Last week before making his Xfinity Series debut at Richmond Raceway in Virginia, Noah Gragson predicted he was in for “a rude awakening” after moving up from the NASCAR Truck Series.

He finished second.

This week, the Las Vegas teenager was asked to define “rude.”

“I found a little something in the track, a little speed there at the end of the second stage on old tires,” Gragson told the stock car racing media after running second to Joe Gibbs Racing teammate Christopher Bell. “I kept it in my memory banks till the end, and I told my team, ‘I’ve got something when it’s time to go — just tell me when.’

“And about 18 (laps) to go, I told them, ‘I can’t wait any longer; I don’t have any more patience.’ And I ran Christopher down to about two or three car lengths.”

It wasn’t quite enough.

Bell took the checkered flag .429 seconds ahead of Gragson, the 19-year-old lead driver for Kyle Busch’s Truck Series team who has a three-race Xfinity deal with Gibbs. The second one is this weekend at daunting Talladega Super Speedway in Alabama.

“Talladega, that one might come back in a ball or something,” Gragson said about high-speed pack racing at a restrictor-plate track known for crashes. “Man, I’m not too good of a restrictor-plate racer just because I don’t have a lot of experience.”

He’s predicting another rude awakening, so I would keep an eye on the No. 18 Toyota.

Some old racing news

West Coast stock car racing legend Hershel McGriff, 90, will drive a K&N West car for Bill McAnally Racing in twin races May 5 at Tucson (Arizona) Speedway.

His familiar No. 4 car will be sponsored by South Point resort, owned by Michael Gaughan, father of Brendan Gaughan, a former McGriff teammate. At 90, McGriff has a lot of those.
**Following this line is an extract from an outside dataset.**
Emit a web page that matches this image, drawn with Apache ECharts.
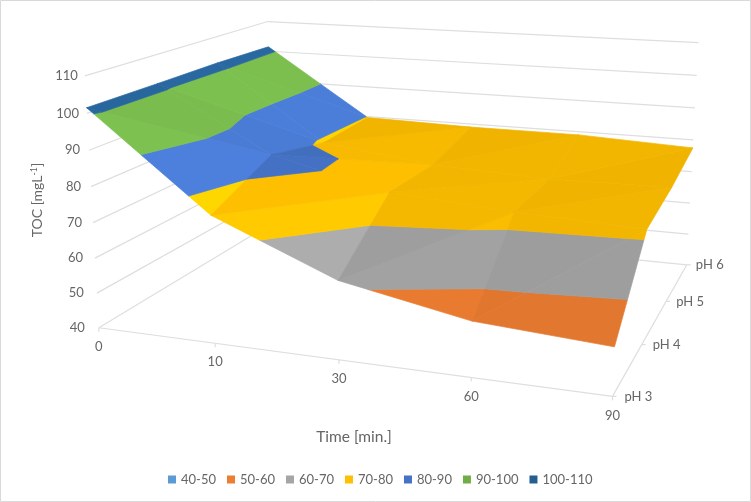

Wrote Brendan Gaughan on his Twitter account: “When I retired last year it was because I was ‘too old.’ But now this is my replacement? Go get’em Hershel! Ninety years young and I bet he still gets a top 10.”

McGriff, who won four Cup Series races in 1954, was named one of NASCAR’s 50 greatest drivers in a 1998 survey.

That Gaughan guy

Speaking of Brendan Gaughan, the 42-year-old semiretired racer — in Hershel McGriff years, he’s just a pup — will drive in another restrictor-plate race for part-time NASCAR car owner Chris Beard at this weekend’s GEICO 500 at Talladega Super Speedway.

This will be the second weekend-warrior type collaboration of 2018 for Beard and Gaughan, who had the No. 62 Beard Oil Distributing/South Point Chevy running in the lead pack during the closing laps of the season-opening Daytona 500 before being collected in a pileup.

It will be Gaughan’s 56th Cup Series start. His best finish was fourth — at Talladega — in 2004 driving for the legendary Roger Penske.

At the Bullring

Tyler Fabozzi raced to his second consecutive NASCAR Super Late Models 50-lap feature victory on Hometown Heroes Night at Las Vegas Motor Speedway. The 21-year-old reigning U.S. Legends champion beat season points leader Jimmy Parker Jr. to the checkered flag by 1.736 seconds for his 10th career win at the three-eighths-mile paved oval.